I’m trying to figure out whether it’s appropriate to use “percussion” or “percussions” in the following sentences:
- A break can be any musical segment (typically four measures or less), even if it doesn’t contain percussions/percussion.
- Drum breaks, breaks, or breakbeats are percussions-only/percussion-only passages typically found in funk, soul, and jazz recordings.
I’m leaning towards the plural because:
- You would say “This is a members-only event”.
- As seen here (http://www.orsymphony.org/edu/instruments/woodwinds.aspx), you say “the woodwind family”, but “the mouthpieces for some woodwinds“.
I want to label certain objects as being either “percussion(s)-only” or “not only percussion(s)”, and would therefore appreciate answers which adhere to this usage, rather than suggesting a more verbose alternative.

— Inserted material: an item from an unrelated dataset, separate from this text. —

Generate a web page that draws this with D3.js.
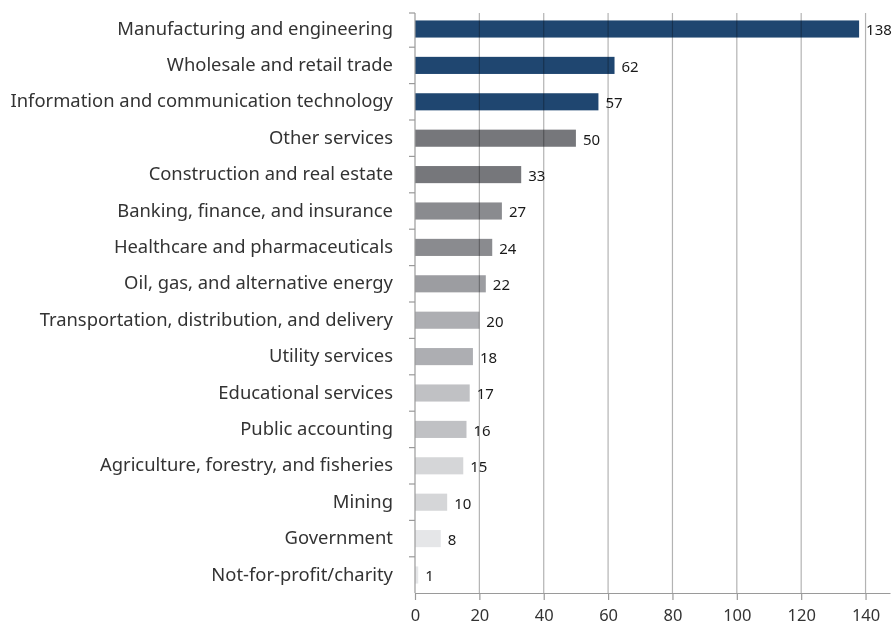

Employ the singular. Percussion designating a category of musical instruments is employed only as a collective, usually in the singular: an individual instrument is never called a percussion, and a collection of instruments is never called percussions. Percussion is the label for the section, score, or performers, and the word is often employed as an attributive noun in larger utterances.
This monograph cites known orchestral repertoire in which Turkish percussion, or stylistic features defining so-called “Turkish Music,” is a distinct compositional element. “Turkish Music” will, for the purposes of this study, be defined by the use of Turkish percussion in military bands which led to the original inclusion of percussion instruments(excluding kettledrums) in the late eighteenth century and early nineteenth century orchestra. —source
The count noun (a percussion or percussions) may be used for one or more single strokes, or the result, particularly a sound or a reflexive jerk; but I’ve never encountered this in a musical context.
(I may say that I have relevant experience in this matter: I was a percussionist forty years ago, and my son is a professional percussionist.)